Finalement, Jésus parle d’une troisième sorte d’hommes : “Ceux qui sont devenus eunuques pour le Royaume de Dieu”. Ce type de célibat ou virginité – le célibat pour le Royaume – est la nouvelle catégorie apportée par Jésus et après lui, par le christianisme dans le panorama de la sexualité, telle qu’on l’avait comprise dans l’Ancien Testament. Il s’agit d’un célibat relationnel. Jésus ne l’a pas présenté comme une valeur en soi, mais en lien avec son action pour le Royaume de Dieu. Jésus a choisi cette option. Il ne s’est pas marié non pas parce qu’il était homosexuel, ni qu’il avait été castré, ni parce qu’il était impotent où qu’il craignait les femmes ou cherchait un refuge dans la vie solitaire, mais bien “pour le Royaume”.

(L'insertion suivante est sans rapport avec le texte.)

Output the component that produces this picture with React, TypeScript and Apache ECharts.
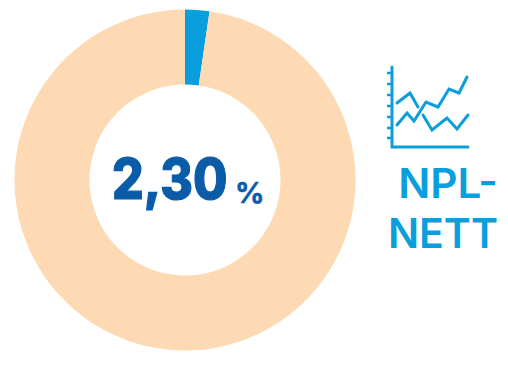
import React, { useEffect, useRef } from "react";
import * as echarts from "echarts";

const sliceNames = ["NPL netto", "Rest"];
const sliceValues = [2.3, 97.7];
const sliceColors = ["#0a9fdc", "#fddab3"];
const valueText = "2,30";
const unitText = "%";
const captionLines = ["NPL-", "NETT"];

// Small line-chart pictogram beside the ring
const iconFrame = [[392, 67], [392, 147], [468, 147]];
const iconTickRows = [73, 84, 95, 106, 117, 128, 138];
const iconTraces = [
  [[397, 103], [410, 93], [418, 107]],
  [[397, 125], [407, 113], [414, 121], [426, 102], [438, 107], [449, 89], [459, 93], [467, 77]],
  [[423, 115], [432, 130], [447, 118], [457, 129], [468, 115]],
];

const BLUE = "#0a9fdc";
const DARK = "#0a5ca8";
const FONT = "Inter, 'Open Sans', sans-serif";

export default function App() {
  const ref = useRef<HTMLDivElement>(null);
  useEffect(() => {
    const chart = echarts.init(ref.current!, undefined, { renderer: "svg" });
    const strokeStyle = { stroke: BLUE, lineWidth: 3, fill: "none", lineCap: "round", lineJoin: "miter" };
    chart.setOption({
      animation: false,
      backgroundColor: "#ffffff",
      series: [
        {
          type: "pie",
          center: [185, 180],
          radius: [95.5, 170.5],
          startAngle: 90,
          clockwise: true,
          silent: true,
          label: { show: false },
          labelLine: { show: false },
          data: sliceValues.map((value, i) => ({
            name: sliceNames[i],
            value,
            itemStyle: { color: sliceColors[i] },
          })),
        },
      ],
      graphic: [
        {
          type: "text",
          x: 112,
          y: 179,
          scaleX: 0.89,
          style: { text: valueText, fill: DARK, stroke: DARK, lineWidth: 1.2, font: `800 56px ${FONT}`, textVerticalAlign: "middle" },
        },
        {
          type: "text",
          x: 235,
          y: 192,
          style: { text: unitText, fill: DARK, stroke: DARK, lineWidth: 0.5, font: `700 29px ${FONT}`, textVerticalAlign: "middle" },
        },
        {
          type: "text",
          x: 498,
          y: 183,
          scaleX: 1.03,
          style: { text: captionLines[0], fill: BLUE, font: `600 41px ${FONT}`, textAlign: "right", textVerticalAlign: "middle" },
        },
        {
          type: "text",
          x: 498,
          y: 233,
          style: { text: captionLines[1], fill: BLUE, font: `600 41px ${FONT}`, textAlign: "right", textVerticalAlign: "middle" },
        },
        { type: "polyline", shape: { points: iconFrame }, style: strokeStyle },
        ...iconTickRows.map((y) => ({
          type: "line",
          shape: { x1: 387, y1: y, x2: 392, y2: y },
          style: { stroke: BLUE, lineWidth: 2.5 },
        })),
        ...iconTraces.map((points) => ({
          type: "polyline",
          shape: { points },
          style: strokeStyle,
        })),
      ],
    });
    return () => chart.dispose();
  }, []);
  return (
    <div
      ref={ref}
      style={{ position: "fixed", left: 0, top: 0, width: 508, height: 373 }}
    />
  );
}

Tout ce qu’a dit Jésus dans ce texte de Matthieu renvoyait explicitement aux hommes. La sexualité féminine, ses caractéristiques, sa problématique, sont une conquête très récente de la science et de la psychologie. Comme, en plus, dans la culture d’Israël, la femme ne décidait pas de se marier, mais était mariée par les parents qui prenaient la décision pour elle, Jésus ne pouvait pas poser le problème du célibat des femmes.